China Economic Review recently published an article by CLB’s own Steve Dickinson on foreign investors entering into long term leases of Chinese real estate. The article is entitled Don’t play for keeps, and since it requires a paid subscription we will provide the article Steve wrote before the professional editors gussied it all up.
The Chinese real estate market remains a continuing lure to foreign investors. Though many North American and European investors have attempted to enter the market during the last decade, few have achieved solid success. Since China continues to be the strongest economy in the developing world, foreign real estate investors continue to search for the secret that will allow them to crack China’s real estate market.
One strategy gaining in popularity is to use a long-term lease instead of outright purchase for a development property.
The use of the long-term lease is designed to deal with two major issues. First, since a lease is a contract and not a transfer of an ownership interest in property, approval of long-term leases can be completed at the local level. Local level approval is both more likely and much quicker than approval at the provincial or national level, as required for ownership transfer projects. Second, the long-term lease provides access to properties that simply would not be available for development in a sale context. Throughout China, many desirable urban properties are simply not available for sale to any party, foreign or domestic. For example, in Qingdao where I live, the beautiful historic German buildings from the early 20th Century are desirable targets for upscale retail and boutique hotel development. However, as historic structures, they are not available for sale. The city is, however, quite interested in having these properties developed and they are very much amenable to having foreign investors do this. The long-term lease is the only solution to allow for such development.
Though long-term leases address these issues, their flexibility creates important legal issues that foreign real estate investors must address. Surprisingly, one of the most common issues is the difficulty in determining the actual property owner for purposes of the lease. Many leased projects are for state owned buildings that have never been converted to ownership by a specific corporation or other legal entity. Though ownership is clearly in the hands of the state, just who is authorized to act on behalf of the state can be quite unclear. The lease is often negotiated by a low-level organization, when in fact only a higher-level agency has the right to lease the property. Many of these higher authorities seldom visited the properties under their purview and when they do go there and discover that they are being leased, they have been known to insist on terminating the lease and ending the project.
The other major concern arises from a lease being a contract and not an interest in real property.

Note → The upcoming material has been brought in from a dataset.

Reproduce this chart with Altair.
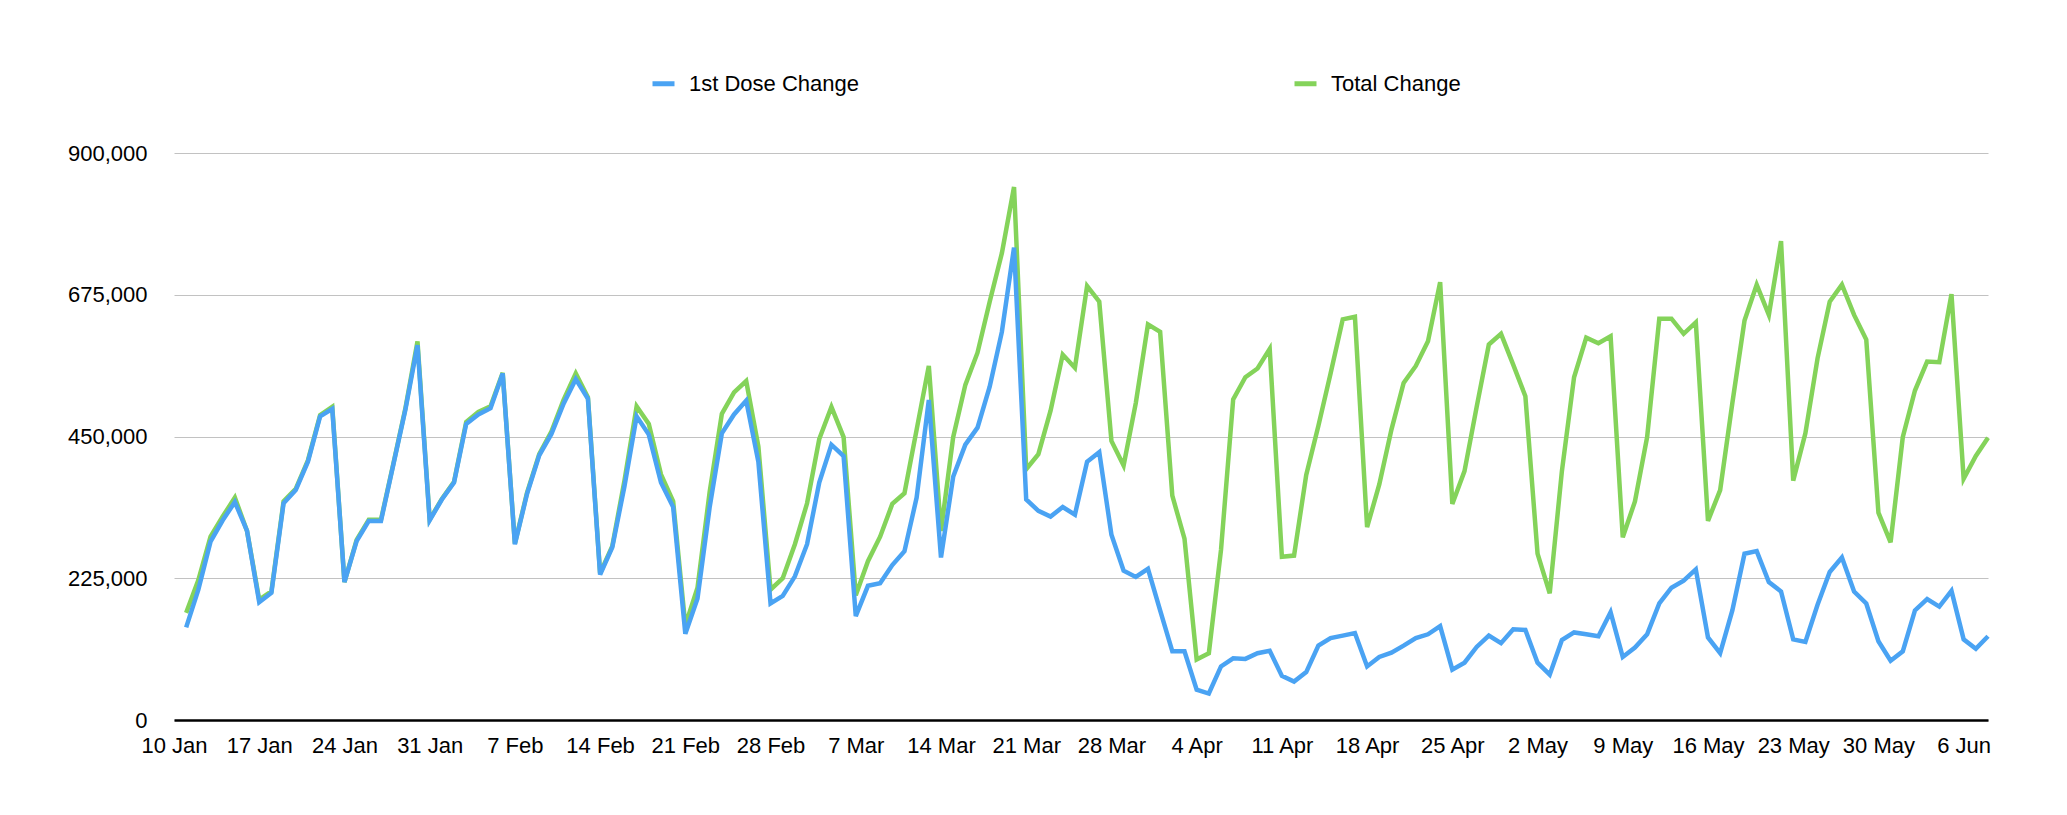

A lease therefore achieves no more protection for either party than any other contract under Chinese law. Though Chinese courts are actually quite good at enforcing written contracts, there is always a degree of uncertainty in any contract setting. In a property lease situation, this uncertainty is compounded by two factors. First, since the landlord is often a government agency, it is important that the investor be comfortable that the local courts will faithfully enforce the terms of the lease. Though this should not be much of a concern in major cities like Shanghai and Beijing, it can be a factor in second and third tier cities. Second, since lease law is relatively new in China, it is difficult to predict how the courts will rule on key issues. This makes it critical to address all important issues in writing in the lease as it will rarely be possible to rely on code provisions or customary practice. This results in a long and complex lease, which is not typical in Chinese commercial practice. Landlords frequently resist signing such a complex document, which increases the uncertainty on the part of the tenant.
Much of the uncertainty concerning the validity of a China real property lease can be resolved by formal registering the lease with the local real estate authority. Registration offers a number of benefits to the tenant. Most important, registration provides notice to third parties of the existence of the lease, which should prevent the landlord from leasing the property to a third party, an unfortunate practice that sometimes occurs in China. An additional benefit of seeking to register a lease is that the local authorities will simply refuse to register it if the landlord has no authority or if the terms are invalid. This refusal can prevent the prospective tenant from entering into a facially invalid lease.
Despite the critical importance of registering your lease, many landlords resist such registration. They do so for two primary reasons. First, the purported landlord often knows it lacks authority to enter into the lease. Second, registration of the lease ensures the landlord will be required to pay real estate taxes on the rental income. It is therefore absolutely essential at the very start of any lease negotiation to make clear that the lease must be registered.
The long term lease solves some problems with real estate development in China, but it raises other legal issues. It remains to be seen whether the lease approach will prove to be a viable real estate mechanism in China. Care in due diligence and drafting is therefore essential as foreign investors experiment with this alternative approach.